I am looking for a proof of the fact that the cutting plane algorithm for integer programming does not run in polynomial time.
The algorithm consists in adding constraints to the initial problem in order to approximate the convex hull of the polyhedron. I understand the exponential complexity comes from the fact that the number of such valid inequalities is exponential. But why?
Consider $\min \{ c^Tx : x \in P \cap\mathbb{N}\}$ for some polyhedron $P$. When you replace $P$ with $P'$ where all extreme points of $P'$ are integral and there is no integer vector in $P$ that is not in $P'$, then by solving $\min \{ c^Tx : x \in P'\}$ with a method that returns a cornerpoint (e.g., the simplex method), you obtain an integer solution to the original problem.
A cutting plane method constructs $P'$ from $P$ by iteratively 'slicing off' parts of $P$ that do not contain integer solutions.

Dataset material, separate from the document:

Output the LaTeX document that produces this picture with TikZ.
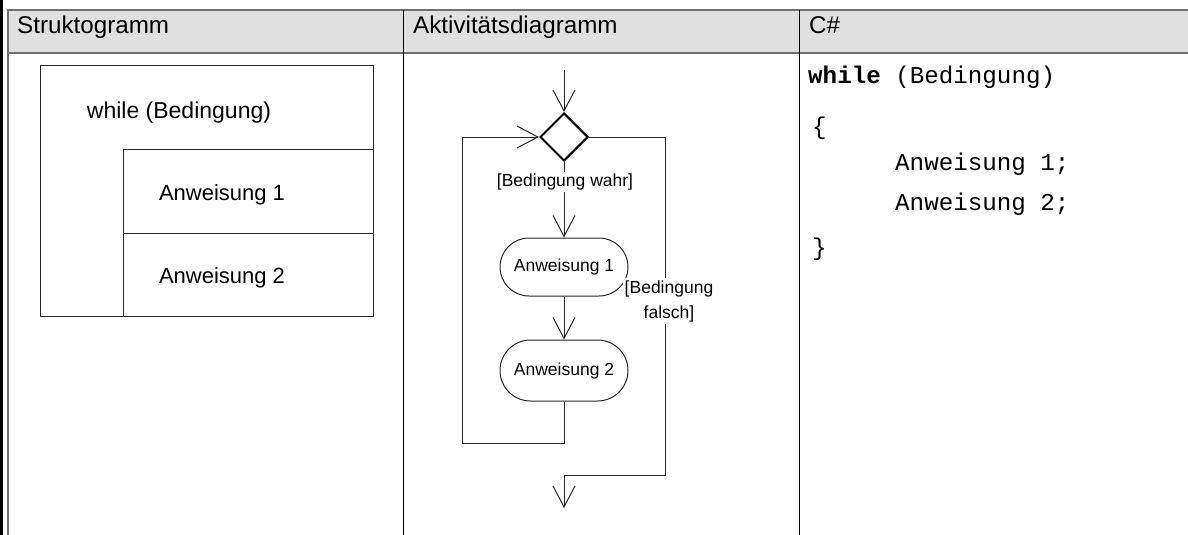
\documentclass[tikz,border=0pt]{standalone}
\usepackage{fontspec}
\setmainfont{Liberation Sans}
\setmonofont{Liberation Mono}
\usetikzlibrary{shapes.geometric,shapes.misc,arrows.meta}
\definecolor{hdrfill}{HTML}{E0E0E0}
\definecolor{hdrline}{HTML}{707070}
\tikzset{
  hdrtext/.style={anchor=base west, inner sep=0pt, font=\fontsize{24.2}{28}\selectfont},
  sgtext/.style={anchor=base, inner sep=0pt, font=\fontsize{22}{26}\selectfont},
  codetext/.style={anchor=base west, inner sep=0pt, font=\ttfamily\fontsize{24.2}{28}\selectfont},
  adline/.style={draw=black!85, line width=1pt},
  adarrow/.style={adline, -{Straight Barb[length=21pt,width=22pt,line width=1pt]}},
  actnode/.style={rounded rectangle, draw=black!85, line width=1pt, minimum width=128pt, inner sep=0pt, font=\fontsize{17.5}{21}\selectfont},
  decnode/.style={diamond, draw=black, line width=2pt, minimum width=48pt, minimum height=48pt, inner sep=0pt},
  guard/.style={fill=white, inner sep=2pt, align=center, font=\fontsize{17.5}{25}\selectfont},
}
\begin{document}
\begin{tikzpicture}[x=1pt,y=-1pt]
\useasboundingbox (0,0) rectangle (1188,535);
% table frame
\fill[hdrfill] (8,10) rectangle (1188,53);
\draw[hdrline, line width=2pt] (1188,10) -- (8,10) -- (8,535);
\draw[hdrline, line width=2pt] (8,53) -- (1188,53);
\fill[black] (0,0) rectangle (3,535);
\draw[black, line width=1pt] (403.5,10) -- (403.5,535);
\draw[black, line width=1pt] (799.5,10) -- (799.5,535);
% headers
\node[hdrtext] (h1) at (17,34) {Struktogramm};
\node[hdrtext] (h2) at (413,34) {Aktivitätsdiagramm};
\node[hdrtext] (h3) at (809,34) {C\#};
% Struktogramm
\draw[black!85, line width=1pt] (40,66) rectangle (373,316);
\draw[black!85, line width=1pt] (123,316) -- (123,149) -- (373,149);
\draw[black!85, line width=1pt] (123,233) -- (373,233);
\node[sgtext, font=\fontsize{23}{27}\selectfont] (sw) at (179,118) {while (Bedingung)};
\node[sgtext] (s1) at (222,200) {Anweisung 1};
\node[sgtext] (s2) at (222,283) {Anweisung 2};
% Aktivitaetsdiagramm
\coordinate (start) at (564,70);
\node[decnode] (dec) at (564,137) {};
\node[actnode, minimum height=58pt] (a1) at (564,267) {Anweisung 1};
\node[actnode, minimum height=61pt] (a2) at (564,370.5) {Anweisung 2};
\coordinate (lb) at (462,443);
\coordinate (lt) at (462,137);
\coordinate (rt) at (665,137);
\coordinate (rb) at (665,475);
\coordinate (mb) at (564,475);
\coordinate (endc) at (564,508);
\draw[adarrow] (start) -- (dec.north);
\draw[adarrow] (dec.south) -- (a1.north);
\draw[adarrow] (a1.south) -- (a2.north);
\draw[adarrow] (a2.south) |- (lb) -- (lt) -- (dec.west);
\draw[adarrow] (dec.east) -- (rt) -- (rb) -- (mb) -- (endc);
\node[guard] (gw) at (565,182) {[Bedingung wahr]};
\node[guard] (gf) at (669,301) {[Bedingung\\falsch]};
% C#
\node[codetext] (c1) at (808,84) {\textbf{while} (Bedingung)};
\node[codetext] (c2) at (812,134) {\{};
\node[codetext] (c3) at (895,170) {Anweisung 1;};
\node[codetext] (c4) at (895,210) {Anweisung 2;};
\node[codetext] (c5) at (812,255) {\}};
\end{tikzpicture}
\end{document}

The question assumes that all cutting plane methods run in exponential time. That is not true. It is possible to add a small number of cutting planes (equal to the number of decision variables) and obtain the optimal solution to an integer optimization problem. To do that, you need to add the cutting planes that are the facet defining inequalities for $P'$ at the optimal solution. In practice, you do not know what those cutting planes are, so you end up adding many more cutting planes than necessary. That number of cutting planes can be exponential, as the following example shows.
Consider the problem $\max_{x \in \mathbb{N}^2} \{ x_2 : 2kx_1 + x_2 \leq 2k$, $-2kx_1 + x_2 \leq 0 \}$ for $k\in\mathbb{N}$. (For example, take $k=4$ and draw along.) The feasible region is a triangle between $(0,0)$, $(1,0)$ and $(0.5, k)$ intersected with $\mathbb{N}^2$. The optimal solution to the relaxed problem is the top of the triangle. If you multiply the first inequality with $2k-1$, the second inequality with $2k+1$, add, and round, you get the cutting plane $-x_1 + x_2 \leq k-1$, which invalidates the first solution. Visually, you can deduce the following series of cuts (i.e., linear inequalities with integer coefficients and an integer right-hand side): $$x_1 + x_2 \leq k-1$$ $$-x_1 + x_2 \leq k$$ $$x_1 + x_2 \leq k-2$$ $$-x_1 + x_2 \leq k-1$$ etc, until you have added the last three cuts $-x_1+x_2 \leq 0$, $x_1+x_2 \leq 1$, and $x_1 + x_2 \leq 0$. Thus, the number of cuts needed is $2k+1$, which is exponential in the input size, which is $\mathcal{O}(\log k)$.